If no energy flows into the surroundings:
m_{h}c_{w}∆T_{h} + m_{c}c_{w}∆T_{c} = 0 Law of Conservation of Energy
Note that because ∆T_{h} = T_{hf} – T_{hi} and the final temperature is always less than the initial temperature for the hot water, ∆T_{h} is always negative, and therefore m_{h}c_{w}∆T_{h} is always negative, which can be interpreted as the energy lost by the hot water.
The energy lost by the hot water + energy gained by the cold water = 0, makes sense as long as none of the energy lost by the hot water flows into the air or the containers. This also means that the magnitude of the energy lost by the hot water equals the magnitude of the energy gained by the cold water as long as none of the energy lost by the hot water flows into the air or the containers.
Question 2.13 How are these experimental and theoretical approaches related?
According to the Law of Conservation of Energy, the total energy does not change: Total change in energy = change of energy for hot water + change in energy for cold water = 0 if no energy flows into the surroundings.
m_{h}c_{w}∆T_{h} + m_{c}c_{w}∆T_{c} = 0 Law of Conservation of Energy
This algebraic relationship also can be written as: m_{h}c_{w}∆T_{h} = – m_{c}c_{w}∆T_{c}
This equation tells us that the change in energy of the hot water is equal and opposite to the change in energy of the cold water
This equation can be simplified by dividing both sides by c_{w}, m_{c} and ∆T_{h} in order to make ratios of m’s and ∆T’s:
\[\frac{m_h}{m_c} =  \frac{\Delta T_c}{\Delta T_h}\]
This is the equation developed experimentally with approximate results! Thus the theoretical approach confirms the relationship evident in the patterns of data obtained by measuring temperature changes when mixing various configurations of hot and cold water.
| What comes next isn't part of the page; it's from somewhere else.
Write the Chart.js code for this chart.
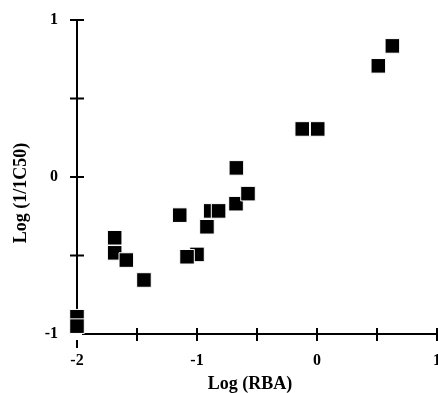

One can work forwards from the experimental result by multiplying both sides by m_{c} and ∆T_{h}
and including the specific heat of water on both sides to obtain the theoretical result:
m_{h} c_{w}∆T_{h} = – m_{c}c_{w}∆T_{c}
One also can express this relationship in terms of magnitudes:
m_{h} c_{w}∆T_{h} = m_{c}c_{w}∆T_{c}
Any of these approaches can be used in estimating a thermal quantity of interest.